L’ère du divertissement : un danger pour la pensée critique
Notre société favorise la dispersion de l’attention. Les réseaux sociaux, les notifications incessantes, les vidéos courtes… Tout est conçu pour capturer notre temps libre et nous empêcher de penser. Résultat : nous sommes en permanence occupés, mais rarement engagés dans une réflexion profonde.
Le divertissement de masse n’est pas neutre : il s’agit d’une véritable industrie du temps libre, qui fonctionne en aspirant notre attention. Ce phénomène est documenté et désormais bien connu des jeunes générations. Ils savent que leurs cerveaux sont manipulés par les algorithmes. Mais en sortir demande un effort considérable, car ces distractions offrent une échappatoire temporaire à l’angoisse du réel.
Pourquoi refusons-nous l’otium ? Une fuite face à l’angoisse du monde
Si l’otium est si nécessaire, pourquoi avons-nous tant de mal à le valoriser ? Parce qu’il nous oblige à faire face à la réalité. À une époque où les crises (écologique, politique, sociale) s’accumulent, penser peut être douloureux. Il est souvent plus confortable de se réfugier dans une consommation passive que d’affronter les enjeux qui nous attendent.
L’otium est ainsi en concurrence avec un "intérêt morbide" : celui de fuir la réalité en la simplifiant ou en l’ignorant. Pourtant, cette fuite a un coût : une société qui évite la réflexion est une société qui subit son destin au lieu de le construire.
Vers un renouveau de l’otium : sacraliser le temps de la pensée
La véritable alternative n’est pas entre la réflexion et un monde insouciant de divertissement. Ce dernier nous rattrapera tôt ou tard, car les crises ignorées finissent toujours par exploser. Il s’agit donc de réapprendre à penser, à débattre, à cultiver notre esprit critique.
Cela passe par une revalorisation du temps long : lire, débattre, s’instruire sans objectif immédiat, juste pour le plaisir de comprendre et de mieux appréhender le monde. L’otium n’est pas une perte de temps, c’est un investissement dans notre avenir collectif.

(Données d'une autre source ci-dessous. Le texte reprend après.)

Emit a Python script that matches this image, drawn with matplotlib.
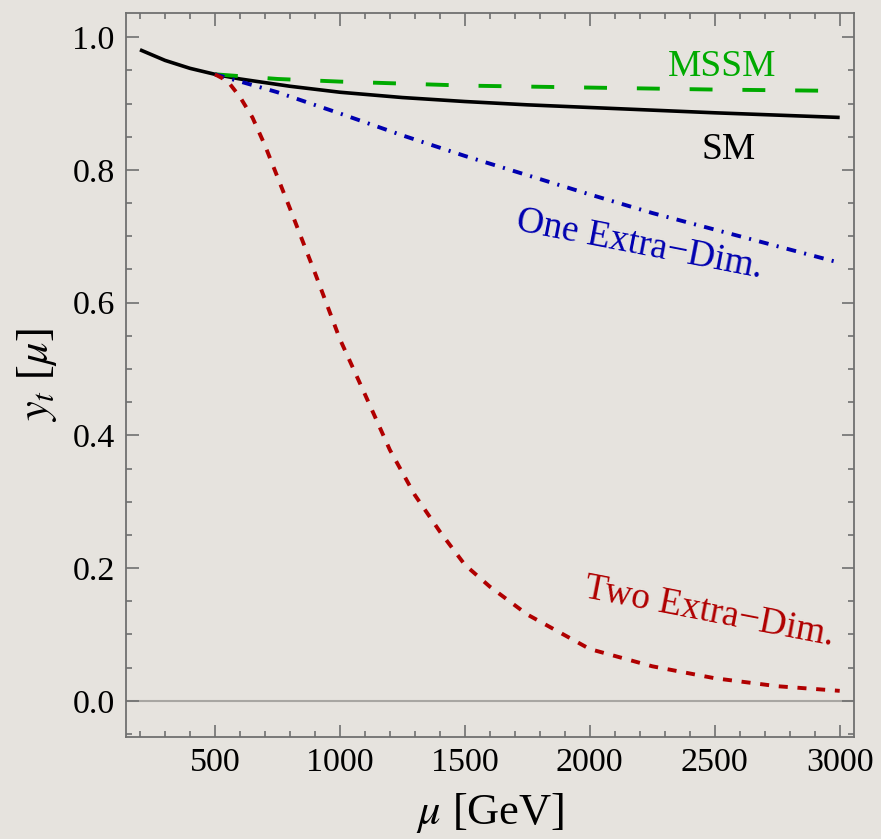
import numpy as np
import matplotlib
matplotlib.use('Agg')
import matplotlib.pyplot as plt
from matplotlib.ticker import MultipleLocator

plt.rcParams['font.family'] = ['Liberation Serif', 'DejaVu Serif']
plt.rcParams['mathtext.fontset'] = 'stix'
plt.rcParams['lines.scale_dashes'] = False

# values
mu_sm = [200, 300, 400, 500, 600, 800, 1000, 1250, 1500, 1750, 2000, 2500, 3000]
yt_sm = [0.981, 0.965, 0.953, 0.944, 0.937, 0.926, 0.917, 0.909, 0.903, 0.898, 0.894, 0.886, 0.879]

mu_mssm = [500, 750, 1000, 1250, 1500, 2000, 2500, 3000]
yt_mssm = [0.944, 0.937, 0.933, 0.930, 0.927, 0.924, 0.921, 0.919]

mu_one = [500, 750, 1000, 1250, 1500, 1750, 2000, 2250, 2500, 2750, 3000]
yt_one = [0.944, 0.917, 0.885, 0.852, 0.821, 0.792, 0.763, 0.735, 0.710, 0.685, 0.660]

mu_two = [500, 550, 600, 650, 700, 800, 900, 1000, 1100, 1200, 1300, 1400, 1500,
          1600, 1750, 2000, 2250, 2500, 2750, 3000]
yt_two = [0.944, 0.934, 0.910, 0.879, 0.837, 0.742, 0.645, 0.545, 0.462, 0.378, 0.310,
          0.255, 0.205, 0.172, 0.130, 0.078, 0.052, 0.034, 0.022, 0.015]

bg = '#e6e3de'
fig = plt.figure(figsize=(8.81, 8.39), dpi=100, facecolor=bg)
ax = fig.add_axes([0.143, 0.122, 0.826, 0.863])
ax.set_facecolor(bg)

ax.axhline(0, color='#a8a6a2', lw=1.5, zorder=1)

ax.plot(mu_sm, yt_sm, color='black', lw=2.6, solid_capstyle='butt')
ax.plot(mu_mssm, yt_mssm, color='#00aa00', lw=2.8, dashes=(16.5, 21.5))
ax.plot(mu_one, yt_one, color='#0000b0', lw=2.8, dashes=(7.0, 6.0, 1.5, 6.0))
ax.plot(mu_two, yt_two, color='#b00000', lw=2.8, dashes=(6.5, 7.0))

ax.text(2530, 0.956, 'MSSM', color='#00aa00', fontsize=27, ha='center', va='center')
ax.text(2555, 0.830, 'SM', color='black', fontsize=27, ha='center', va='center')
ax.text(2200, 0.687, 'One Extra\u2212Dim.', color='#0000b0', fontsize=27,
        ha='center', va='center', rotation=-11, rotation_mode='anchor')
ax.text(2480, 0.134, 'Two Extra\u2212Dim.', color='#b00000', fontsize=27,
        ha='center', va='center', rotation=-11, rotation_mode='anchor')

ax.set_xlim(144, 3056)
ax.set_ylim(-0.054, 1.037)
ax.xaxis.set_major_locator(MultipleLocator(500))
ax.xaxis.set_minor_locator(MultipleLocator(100))
ax.yaxis.set_major_locator(MultipleLocator(0.2))
ax.yaxis.set_minor_locator(MultipleLocator(0.05))
ax.yaxis.set_major_formatter(matplotlib.ticker.FormatStrFormatter('%.1f'))

ax.tick_params(which='both', direction='in', top=True, right=True, color='#707070',
               width=1.2, labelsize=24.5, pad=8)
ax.tick_params(which='major', length=9)
ax.tick_params(which='minor', length=4.5)
ax.tick_params(axis='x', which='both', labeltop=False)
ax.tick_params(axis='y', which='both', labelright=False)
for s in ax.spines.values():
    s.set_color('#707070')
    s.set_linewidth(1.3)

ax.set_xlabel(r'$\mu$ [GeV]', fontsize=32, labelpad=9)
ax.set_ylabel(r'$y_t$ [$\mu$]', fontsize=32, labelpad=10)

fig.savefig('out.png', dpi=100, facecolor=bg)
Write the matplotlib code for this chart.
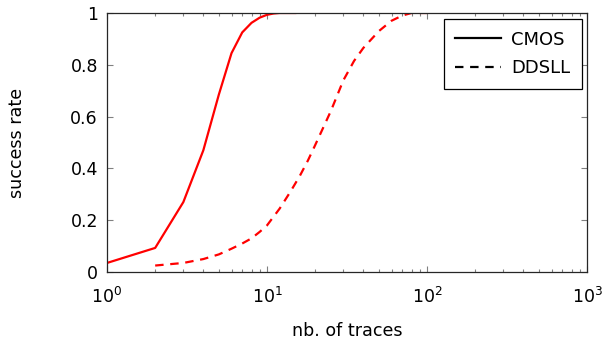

Dans un monde en quête de sens, où l’information rapide remplace souvent la réflexion profonde, il est urgent de retrouver le goût de l’otium. Ce n’est pas un luxe réservé à une élite intellectuelle, mais une nécessité démocratique. Si nous voulons une société où chacun peut voter en connaissance de cause, il faut réapprendre à prendre du temps pour penser. L’otium est bien plus qu’un simple loisir : il est la condition même d’une démocratie vivante, où chaque citoyen peut exercer pleinement son rôle avec discernement et responsabilité.